[start]

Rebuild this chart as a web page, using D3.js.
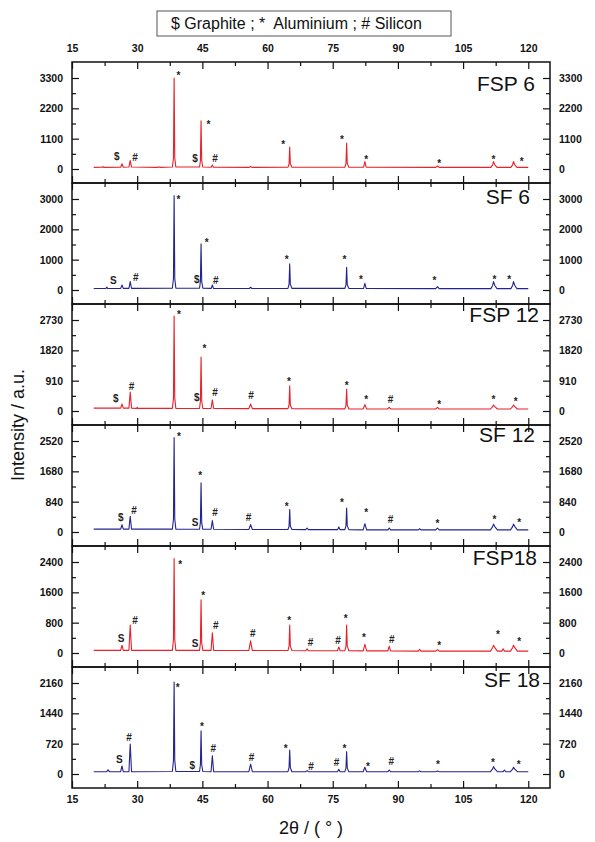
<!DOCTYPE html>
<html>
<head>
<meta charset="utf-8">
<script src="https://cdn.jsdelivr.net/npm/d3@7"></script>
<style>
  body { margin: 0; background: #fff; }
  text { font-family: "Liberation Sans", Arial, sans-serif; }
  .axis text { font-size: 10.5px; font-weight: bold; fill: #111; }
  .axis line { stroke: #111; stroke-width: 1.2; }
  .axis path { display: none; }
  .mark { font-size: 10px; font-weight: bold; fill: #222; }
</style>
</head>
<body>
<div id="chart"></div>
<script>
// Data
// ==============================
var xTicks = [15, 30, 45, 60, 75, 90, 105, 120];
var xMinorTicks = [22.5, 37.5, 52.5, 67.5, 82.5, 97.5, 112.5];

var panelNames = ["FSP 6", "SF 6", "FSP 12", "SF 12", "FSP18", "SF 18"];

var yTicks = [
    [0, 1100, 2200, 3300],
    [0, 1000, 2000, 3000],
    [0, 910, 1820, 2730],
    [0, 840, 1680, 2520],
    [0, 800, 1600, 2400],
    [0, 720, 1440, 2160]
];

var legendText = "$ Graphite ; *  Aluminium ; # Silicon";

// [2theta, intensity]
var fsp6 = [[20, 60], [22, 62], [22.1, 90], [22.3, 60], [26.2, 65], [26.5, 190], [26.8, 65], [28.1, 70], [28.4, 310], [28.7, 70],
    [34.8, 60], [35, 80], [35.2, 60], [38.1, 70], [38.35, 400], [38.5, 3300], [38.65, 400], [38.9, 70],
    [44.35, 70], [44.55, 300], [44.7, 1750], [44.85, 300], [45.1, 70], [47.05, 65], [47.3, 150], [47.55, 65],
    [55.8, 60], [56.1, 90], [56.4, 60], [64.7, 65], [64.95, 180], [65.1, 800], [65.25, 180], [65.6, 65],
    [77.8, 65], [78.05, 200], [78.2, 940], [78.35, 200], [78.7, 65], [82.1, 65], [82.4, 270], [82.7, 65],
    [98.7, 60], [99.1, 110], [99.5, 60], [111.4, 60], [111.8, 150], [112.0, 270], [112.3, 150], [112.8, 60],
    [116.0, 60], [116.4, 150], [116.6, 270], [116.9, 150], [117.4, 60], [120, 60]];

var sf6 = [[20, 50], [22.8, 52], [23, 100], [23.2, 50], [26.2, 55], [26.5, 165], [26.8, 55], [28.1, 55], [28.4, 275], [28.7, 55],
    [38.1, 60], [38.35, 380], [38.5, 3110], [38.65, 380], [38.9, 60], [44.35, 60], [44.55, 280], [44.7, 1520], [44.85, 280], [45.1, 60],
    [47.05, 55], [47.3, 165], [47.55, 55], [55.8, 50], [56.1, 90], [56.4, 50],
    [64.7, 55], [64.95, 190], [65.1, 860], [65.25, 190], [65.6, 55], [77.8, 55], [78.05, 170], [78.2, 750], [78.35, 170], [78.7, 55],
    [82.1, 50], [82.4, 220], [82.7, 50], [98.7, 45], [99.1, 110], [99.5, 45],
    [111.4, 45], [111.8, 150], [112.0, 275], [112.3, 150], [112.8, 45], [116.0, 45], [116.4, 150], [116.6, 275], [116.9, 150], [117.4, 45], [120, 45]];

var fsp12 = [[20, 85], [26.2, 85], [26.5, 210], [26.8, 85], [28.1, 85], [28.4, 565], [28.7, 85], [29.9, 80], [30.0, 110], [30.1, 80],
    [38.1, 80], [38.35, 380], [38.5, 2850], [38.65, 380], [38.9, 80], [44.35, 75], [44.55, 300], [44.7, 1620], [44.85, 300], [45.1, 75],
    [47.0, 75], [47.3, 335], [47.6, 75], [55.7, 70], [56.1, 210], [56.5, 70],
    [64.7, 70], [64.95, 180], [65.1, 755], [65.25, 180], [65.6, 70], [77.8, 65], [78.05, 170], [78.2, 655], [78.35, 170], [78.7, 65],
    [82.0, 60], [82.4, 190], [82.8, 60], [87.6, 60], [88.0, 110], [88.4, 60], [98.7, 60], [99.1, 110], [99.5, 60],
    [111.3, 60], [111.8, 130], [112.0, 180], [112.3, 130], [112.9, 60], [115.9, 60], [116.4, 130], [116.6, 180], [116.9, 130], [117.5, 60], [120, 60]];

var sf12 = [[20, 80], [26.2, 80], [26.5, 200], [26.8, 80], [28.1, 80], [28.4, 435], [28.7, 80],
    [38.1, 80], [38.35, 360], [38.5, 2615], [38.65, 360], [38.9, 80], [44.35, 75], [44.55, 260], [44.7, 1365], [44.85, 260], [45.1, 75],
    [47.0, 75], [47.3, 315], [47.6, 75], [55.7, 70], [56.1, 205], [56.5, 70],
    [64.7, 70], [64.95, 160], [65.1, 620], [65.25, 160], [65.6, 70], [68.8, 65], [69.1, 110], [69.4, 65], [76.1, 65], [76.4, 140], [76.7, 65],
    [77.8, 65], [78.05, 170], [78.2, 665], [78.35, 170], [78.7, 65],
    [82.0, 60], [82.4, 230], [82.8, 60], [87.7, 60], [88.0, 110], [88.3, 60], [94.7, 60], [95.0, 90], [95.3, 60], [98.7, 60], [99.1, 110], [99.5, 60],
    [111.3, 60], [111.8, 150], [112.0, 220], [112.3, 150], [112.9, 60], [115.9, 60], [116.4, 150], [116.6, 220], [116.9, 150], [117.5, 60], [120, 60]];

var fsp18 = [[20, 70], [26.2, 70], [26.5, 205], [26.8, 70], [28.1, 70], [28.4, 735], [28.7, 70],
    [38.1, 70], [38.35, 350], [38.5, 2490], [38.65, 350], [38.9, 70], [44.35, 70], [44.55, 270], [44.7, 1400], [44.85, 270], [45.1, 70],
    [47.0, 70], [47.3, 530], [47.6, 70], [55.7, 65], [56.1, 320], [56.5, 65],
    [64.7, 65], [64.95, 180], [65.1, 735], [65.25, 180], [65.6, 65], [68.8, 60], [69.1, 110], [69.4, 60], [76.1, 60], [76.4, 160], [76.7, 60],
    [77.8, 60], [78.05, 180], [78.2, 735], [78.35, 180], [78.7, 60],
    [82.0, 55], [82.4, 230], [82.8, 55], [87.7, 55], [88.0, 180], [88.3, 55], [94.7, 50], [95.0, 100], [95.3, 50], [98.7, 50], [99.1, 90], [99.5, 50],
    [111.3, 50], [111.8, 140], [112.0, 205], [112.3, 140], [112.9, 50], [113.9, 50], [114.2, 110], [114.5, 50],
    [115.9, 50], [116.4, 140], [116.6, 205], [116.9, 140], [117.5, 50], [120, 50]];

var sf18 = [[20, 55], [23.0, 55], [23.3, 100], [23.6, 55], [26.2, 55], [26.5, 190], [26.8, 55], [28.1, 55], [28.4, 710], [28.7, 55],
    [38.1, 60], [38.35, 320], [38.5, 2185], [38.65, 320], [38.9, 60], [44.35, 60], [44.55, 220], [44.7, 1025], [44.85, 220], [45.1, 60],
    [47.0, 55], [47.3, 435], [47.6, 55], [55.7, 55], [56.1, 235], [56.5, 55],
    [64.7, 55], [64.95, 150], [65.1, 570], [65.25, 150], [65.6, 55], [68.8, 55], [69.1, 80], [69.4, 55], [76.1, 55], [76.4, 110], [76.7, 55],
    [77.8, 55], [78.05, 140], [78.2, 530], [78.35, 140], [78.7, 55],
    [82.0, 55], [82.4, 160], [82.8, 55], [87.7, 55], [88.0, 95], [88.3, 55], [94.7, 55], [95.0, 75], [95.3, 55], [98.7, 55], [99.1, 70], [99.5, 55],
    [111.3, 55], [111.8, 120], [112.0, 175], [112.3, 120], [112.9, 55], [114.2, 55], [114.5, 95], [114.8, 55],
    [115.9, 55], [116.4, 115], [116.6, 160], [116.9, 115], [117.5, 55], [120, 55]];

// peak labels: [2theta, intensity, symbol]
var fsp6Marks = [[25.3, 450, "$"], [29.5, 430, "#"], [39.5, 3480, "*"], [43.3, 390, "$"], [46.4, 1700, "*"], [47.9, 390, "#"],
    [63.6, 985, "*"], [77.1, 1160, "*"], [82.7, 450, "*"], [99.5, 305, "*"], [112.0, 430, "*"], [118.5, 355, "*"]];
var sf6Marks = [[24.5, 330, "S"], [29.7, 420, "#"], [39.5, 3070, "*"], [43.7, 355, "$"], [46.0, 1655, "*"], [48.1, 330, "#"],
    [64.4, 1080, "*"], [77.7, 1100, "*"], [81.5, 440, "*"], [98.4, 385, "*"], [112.2, 420, "*"], [115.6, 420, "*"]];
var fsp12Marks = [[25.1, 385, "$"], [28.7, 735, "#"], [39.6, 2985, "*"], [43.7, 415, "$"], [45.5, 1945, "*"], [47.9, 555, "#"],
    [56.2, 455, "#"], [64.9, 960, "*"], [78.2, 840, "*"], [82.7, 415, "*"], [88.3, 335, "#"], [99.5, 280, "*"], [112.0, 415, "*"], [117.1, 365, "*"]];
var sf12Marks = [[26.2, 415, "$"], [29.3, 600, "#"], [39.6, 2705, "*"], [43.3, 265, "S"], [44.5, 1640, "*"], [47.9, 530, "#"],
    [55.6, 405, "#"], [64.4, 785, "*"], [77.1, 880, "*"], [82.7, 620, "*"], [88.3, 340, "#"], [99.1, 295, "*"], [112.2, 405, "*"], [117.9, 340, "*"]];
var fsp18Marks = [[26.3, 380, "S"], [29.5, 870, "#"], [39.9, 2390, "*"], [43.3, 250, "S"], [45.2, 1575, "*"], [48.1, 735, "#"],
    [56.6, 515, "#"], [65.0, 915, "*"], [69.9, 290, "#"], [76.2, 320, "#"], [78.0, 985, "*"], [82.2, 470, "*"], [88.6, 355, "#"],
    [99.5, 275, "*"], [113.0, 560, "*"], [117.9, 365, "*"]];
var sf18Marks = [[25.9, 345, "S"], [28.1, 865, "#"], [39.3, 2105, "*"], [42.7, 215, "$"], [44.9, 1175, "*"], [47.5, 605, "#"],
    [56.3, 395, "#"], [64.2, 660, "*"], [70.0, 190, "#"], [75.9, 270, "#"], [77.7, 660, "*"], [83.1, 230, "*"], [88.5, 290, "#"],
    [99.2, 290, "*"], [111.9, 330, "*"], [117.8, 290, "*"]];

var series = [fsp6, sf6, fsp12, sf12, fsp18, sf18];
var marks = [fsp6Marks, sf6Marks, fsp12Marks, sf12Marks, fsp18Marks, sf18Marks];

// Layout
// ==============================
var svgWidth = 595;
var svgHeight = 842;
var frameLeft = 72, frameRight = 550;
var firstTop = 62, panelHeight = 121;
var lineColors = ["#e8212a", "#24248f", "#e8212a", "#24248f", "#e8212a", "#24248f"];
var nameOffsets = [[535, 29], [530, 21], [539, 18], [535, 17], [537, 19], [540, 20]];

var svg = d3.select("#chart")
    .append("svg")
    .attr("width", svgWidth)
    .attr("height", svgHeight);

var xScale = d3.scaleLinear()
    .domain([15, 125])
    .range([frameLeft, frameRight]);

series.forEach(function (data, i) {
    var top = firstTop + i * panelHeight;
    var bottom = top + panelHeight;
    var yMax = yTicks[i][yTicks[i].length - 1];
    var yScale = d3.scaleLinear()
        .domain([0, yMax])
        .range([top + 107, top + 16]);
    var yMinor = yTicks[i].slice(1).map(function (t) { return t - yTicks[i][1] / 2; });

    var panel = svg.append("g");

    // x ticks (inside), labels only on first top and last bottom
    panel.append("g")
        .attr("class", "axis")
        .attr("transform", `translate(0, ${top})`)
        .call(d3.axisTop(xScale).tickValues(xTicks).tickSize(-7).tickPadding(10)
            .tickFormat(i === 0 ? d3.format("d") : ""));
    panel.append("g")
        .attr("class", "axis")
        .attr("transform", `translate(0, ${top})`)
        .call(d3.axisTop(xScale).tickValues(xMinorTicks).tickSize(-4).tickFormat(""));
    panel.append("g")
        .attr("class", "axis")
        .attr("transform", `translate(0, ${bottom})`)
        .call(d3.axisBottom(xScale).tickValues(xTicks).tickSize(-7).tickPadding(8)
            .tickFormat(i === series.length - 1 ? d3.format("d") : ""));
    panel.append("g")
        .attr("class", "axis")
        .attr("transform", `translate(0, ${bottom})`)
        .call(d3.axisBottom(xScale).tickValues(xMinorTicks).tickSize(-4).tickFormat(""));

    // y ticks on both sides
    panel.append("g")
        .attr("class", "axis")
        .attr("transform", `translate(${frameLeft}, 0)`)
        .call(d3.axisLeft(yScale).tickValues(yTicks[i]).tickSize(-7).tickPadding(9).tickFormat(d3.format("d")));
    panel.append("g")
        .attr("class", "axis")
        .attr("transform", `translate(${frameLeft}, 0)`)
        .call(d3.axisLeft(yScale).tickValues(yMinor).tickSize(-4).tickFormat(""));
    panel.append("g")
        .attr("class", "axis")
        .attr("transform", `translate(${frameRight}, 0)`)
        .call(d3.axisRight(yScale).tickValues(yTicks[i]).tickSize(-7).tickPadding(9).tickFormat(d3.format("d")));
    panel.append("g")
        .attr("class", "axis")
        .attr("transform", `translate(${frameRight}, 0)`)
        .call(d3.axisRight(yScale).tickValues(yMinor).tickSize(-4).tickFormat(""));

    // pattern line
    var line = d3.line()
        .x(d => xScale(d[0]))
        .y(d => yScale(d[1]));
    panel.append("path")
        .datum(data)
        .attr("d", line)
        .attr("fill", "none")
        .attr("stroke", lineColors[i])
        .attr("stroke-width", 1.1)
        .attr("stroke-linejoin", "round");

    // phase symbols
    panel.selectAll(".mark")
        .data(marks[i])
        .enter()
        .append("text")
        .attr("class", "mark")
        .attr("x", d => xScale(d[0]))
        .attr("y", d => yScale(d[1]))
        .attr("dy", d => d[2] === "*" ? "0.6em" : "0.36em")
        .attr("text-anchor", "middle")
        .text(d => d[2]);

    // sample name
    panel.append("text")
        .attr("x", nameOffsets[i][0])
        .attr("y", top + nameOffsets[i][1])
        .attr("text-anchor", "end")
        .attr("font-size", "21px")
        .attr("fill", "#111")
        .text(panelNames[i]);

    // frame
    panel.append("rect")
        .attr("x", frameLeft)
        .attr("y", top)
        .attr("width", frameRight - frameLeft)
        .attr("height", panelHeight)
        .attr("fill", "none")
        .attr("stroke", "#111")
        .attr("stroke-width", 1.5);
});

// legend box
svg.append("rect")
    .attr("x", 157)
    .attr("y", 11)
    .attr("width", 294)
    .attr("height", 25)
    .attr("fill", "#fff")
    .attr("stroke", "#555")
    .attr("stroke-width", 1);
svg.append("text")
    .attr("x", 171)
    .attr("y", 29)
    .attr("font-size", "16px")
    .attr("fill", "#111")
    .style("white-space", "pre")
    .text(legendText);

// axis titles
svg.append("text")
    .attr("transform", "rotate(-90)")
    .attr("x", -425)
    .attr("y", 24)
    .attr("text-anchor", "middle")
    .attr("font-size", "18px")
    .attr("fill", "#111")
    .text("Intensity / a.u.");

svg.append("text")
    .attr("x", 311)
    .attr("y", 834)
    .attr("text-anchor", "middle")
    .attr("font-size", "18px")
    .attr("fill", "#111")
    .text("2θ / ( ° )");
</script>
</body>
</html>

[end]

**GIVEN PROBLEM**
Everything from the first line of the listing above through the line that contains "Graphite ; *" is to be restated word for word, minus the pictures.

**TASK ANSWER**
Rebuild this chart as a web page, using D3.js.
<!DOCTYPE html>
<html>
<head>
<meta charset="utf-8">
<script src="https://cdn.jsdelivr.net/npm/d3@7"></script>
<style>
  body { margin: 0; background: #fff; }
  text { font-family: "Liberation Sans", Arial, sans-serif; }
  .axis text { font-size: 10.5px; font-weight: bold; fill: #111; }
  .axis line { stroke: #111; stroke-width: 1.2; }
  .axis path { display: none; }
  .mark { font-size: 10px; font-weight: bold; fill: #222; }
</style>
</head>
<body>
<div id="chart"></div>
<script>
// Data
// ==============================
var xTicks = [15, 30, 45, 60, 75, 90, 105, 120];
var xMinorTicks = [22.5, 37.5, 52.5, 67.5, 82.5, 97.5, 112.5];

var panelNames = ["FSP 6", "SF 6", "FSP 12", "SF 12", "FSP18", "SF 18"];

var yTicks = [
    [0, 1100, 2200, 3300],
    [0, 1000, 2000, 3000],
    [0, 910, 1820, 2730],
    [0, 840, 1680, 2520],
    [0, 800, 1600, 2400],
    [0, 720, 1440, 2160]
];

var legendText = "$ Graphite ; *  Aluminium ; # Silicon";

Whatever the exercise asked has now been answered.